Dieser Schritt wäre von enormer, auch psycho­lo­gi­scher, Bedeutung. Neben der Anglei­chung der ukrai­ni­schen Anfor­de­rungen an europäische Standards wäre die wichtigste Voraus­setzung dafür eine deutliche Stärkung der ukrai­ni­schen Luftver­tei­digung. Erst wenn die Lufthoheit zurück­ge­wonnen ist, kann die Öffnung des ukrai­ni­schen Luftraums für zivile Flüge in Betracht gezogen werden.

Die Ukraine ist entschlossen, ihre Luftfahrt­in­dustrie wieder aufzu­bauen und ihren Bürge­rinnen und Bürgern das Reisen mit dem Flugzeug wieder zu ermög­lichen.
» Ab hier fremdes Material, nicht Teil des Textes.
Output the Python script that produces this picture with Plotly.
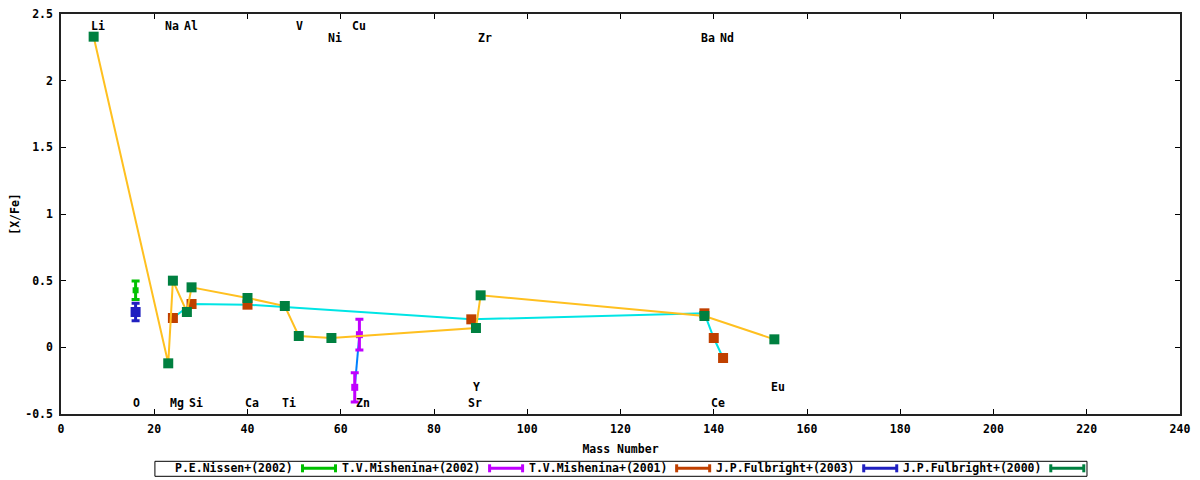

Um eine weitere Zerstörung der Infra­struktur zu verhindern und langfristig den Luftverkehr wieder zu ermög­lichen, braucht die Ukraine die Mittel, um die russische Aggression zu bekämpfen. Neben Waffen und Munition bedeutet dies vor allem eine ausrei­chende Luftabwehr.

Die Diskus­si­ons­teil­neh­menden waren sich einig: Die Ukraine ist bereit, den Flugverkehr wieder aufzu­nehmen. Der Westen muss sie bei diesem Vorhaben unterstützen.